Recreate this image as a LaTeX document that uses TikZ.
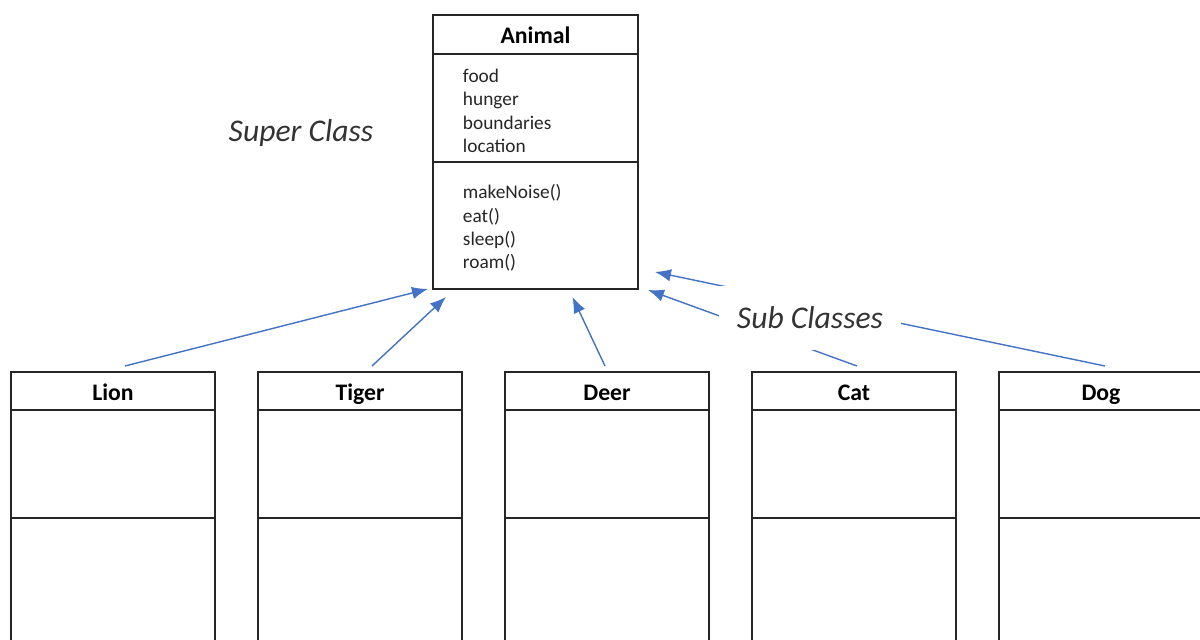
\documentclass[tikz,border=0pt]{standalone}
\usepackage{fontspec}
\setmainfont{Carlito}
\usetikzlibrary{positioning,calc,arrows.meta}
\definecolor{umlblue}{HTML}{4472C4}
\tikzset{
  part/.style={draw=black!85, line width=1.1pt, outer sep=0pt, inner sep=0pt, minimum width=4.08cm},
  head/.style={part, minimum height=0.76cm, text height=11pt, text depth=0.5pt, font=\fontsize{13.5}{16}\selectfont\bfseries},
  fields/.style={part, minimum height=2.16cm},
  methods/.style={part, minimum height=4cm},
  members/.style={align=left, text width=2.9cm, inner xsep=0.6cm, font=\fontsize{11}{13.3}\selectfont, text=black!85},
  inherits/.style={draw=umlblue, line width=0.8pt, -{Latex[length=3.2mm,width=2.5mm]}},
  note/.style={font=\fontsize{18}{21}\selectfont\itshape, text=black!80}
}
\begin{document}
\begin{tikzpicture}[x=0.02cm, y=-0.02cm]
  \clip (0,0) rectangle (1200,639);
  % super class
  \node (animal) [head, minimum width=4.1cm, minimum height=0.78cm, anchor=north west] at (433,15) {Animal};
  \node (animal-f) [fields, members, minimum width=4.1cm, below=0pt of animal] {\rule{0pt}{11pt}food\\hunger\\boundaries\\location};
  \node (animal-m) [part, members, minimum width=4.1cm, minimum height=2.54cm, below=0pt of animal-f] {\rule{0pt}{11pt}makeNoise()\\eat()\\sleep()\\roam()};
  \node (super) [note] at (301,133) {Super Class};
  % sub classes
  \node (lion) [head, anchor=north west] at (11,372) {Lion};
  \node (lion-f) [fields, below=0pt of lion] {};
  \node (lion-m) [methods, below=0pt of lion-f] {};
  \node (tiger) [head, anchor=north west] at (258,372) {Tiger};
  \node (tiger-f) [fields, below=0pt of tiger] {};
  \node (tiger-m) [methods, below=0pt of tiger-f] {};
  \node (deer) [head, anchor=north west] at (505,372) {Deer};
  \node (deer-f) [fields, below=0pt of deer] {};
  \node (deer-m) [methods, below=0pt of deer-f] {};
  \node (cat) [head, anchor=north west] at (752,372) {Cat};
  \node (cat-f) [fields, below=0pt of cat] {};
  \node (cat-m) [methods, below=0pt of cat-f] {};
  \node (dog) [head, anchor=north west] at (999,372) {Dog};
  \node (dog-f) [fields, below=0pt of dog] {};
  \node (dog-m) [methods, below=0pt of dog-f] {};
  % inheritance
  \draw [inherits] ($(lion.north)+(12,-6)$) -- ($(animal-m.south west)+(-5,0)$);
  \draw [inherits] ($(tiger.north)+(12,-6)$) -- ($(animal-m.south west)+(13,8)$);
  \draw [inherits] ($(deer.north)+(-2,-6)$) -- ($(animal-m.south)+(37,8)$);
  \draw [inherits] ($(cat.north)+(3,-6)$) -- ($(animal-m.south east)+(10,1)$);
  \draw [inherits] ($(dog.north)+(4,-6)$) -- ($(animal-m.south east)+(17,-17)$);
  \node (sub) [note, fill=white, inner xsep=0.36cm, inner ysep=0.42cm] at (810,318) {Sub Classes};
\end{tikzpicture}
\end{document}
• • •
#### Exercise:
Give every line back word for word and leave the pictures out.

#### Solution:
Recreate this image as a LaTeX document that uses TikZ.
\documentclass[tikz,border=0pt]{standalone}
\usepackage{fontspec}
\setmainfont{Carlito}
\usetikzlibrary{positioning,calc,arrows.meta}
\definecolor{umlblue}{HTML}{4472C4}
\tikzset{
  part/.style={draw=black!85, line width=1.1pt, outer sep=0pt, inner sep=0pt, minimum width=4.08cm},
  head/.style={part, minimum height=0.76cm, text height=11pt, text depth=0.5pt, font=\fontsize{13.5}{16}\selectfont\bfseries},
  fields/.style={part, minimum height=2.16cm},
  methods/.style={part, minimum height=4cm},
  members/.style={align=left, text width=2.9cm, inner xsep=0.6cm, font=\fontsize{11}{13.3}\selectfont, text=black!85},
  inherits/.style={draw=umlblue, line width=0.8pt, -{Latex[length=3.2mm,width=2.5mm]}},
  note/.style={font=\fontsize{18}{21}\selectfont\itshape, text=black!80}
}
\begin{document}
\begin{tikzpicture}[x=0.02cm, y=-0.02cm]
  \clip (0,0) rectangle (1200,639);
  % super class
  \node (animal) [head, minimum width=4.1cm, minimum height=0.78cm, anchor=north west] at (433,15) {Animal};
  \node (animal-f) [fields, members, minimum width=4.1cm, below=0pt of animal] {\rule{0pt}{11pt}food\\hunger\\boundaries\\location};
  \node (animal-m) [part, members, minimum width=4.1cm, minimum height=2.54cm, below=0pt of animal-f] {\rule{0pt}{11pt}makeNoise()\\eat()\\sleep()\\roam()};
  \node (super) [note] at (301,133) {Super Class};
  % sub classes
  \node (lion) [head, anchor=north west] at (11,372) {Lion};
  \node (lion-f) [fields, below=0pt of lion] {};
  \node (lion-m) [methods, below=0pt of lion-f] {};
  \node (tiger) [head, anchor=north west] at (258,372) {Tiger};
  \node (tiger-f) [fields, below=0pt of tiger] {};
  \node (tiger-m) [methods, below=0pt of tiger-f] {};
  \node (deer) [head, anchor=north west] at (505,372) {Deer};
  \node (deer-f) [fields, below=0pt of deer] {};
  \node (deer-m) [methods, below=0pt of deer-f] {};
  \node (cat) [head, anchor=north west] at (752,372) {Cat};
  \node (cat-f) [fields, below=0pt of cat] {};
  \node (cat-m) [methods, below=0pt of cat-f] {};
  \node (dog) [head, anchor=north west] at (999,372) {Dog};
  \node (dog-f) [fields, below=0pt of dog] {};
  \node (dog-m) [methods, below=0pt of dog-f] {};
  % inheritance
  \draw [inherits] ($(lion.north)+(12,-6)$) -- ($(animal-m.south west)+(-5,0)$);
  \draw [inherits] ($(tiger.north)+(12,-6)$) -- ($(animal-m.south west)+(13,8)$);
  \draw [inherits] ($(deer.north)+(-2,-6)$) -- ($(animal-m.south)+(37,8)$);
  \draw [inherits] ($(cat.north)+(3,-6)$) -- ($(animal-m.south east)+(10,1)$);
  \draw [inherits] ($(dog.north)+(4,-6)$) -- ($(animal-m.south east)+(17,-17)$);
  \node (sub) [note, fill=white, inner xsep=0.36cm, inner ysep=0.42cm] at (810,318) {Sub Classes};
\end{tikzpicture}
\end{document}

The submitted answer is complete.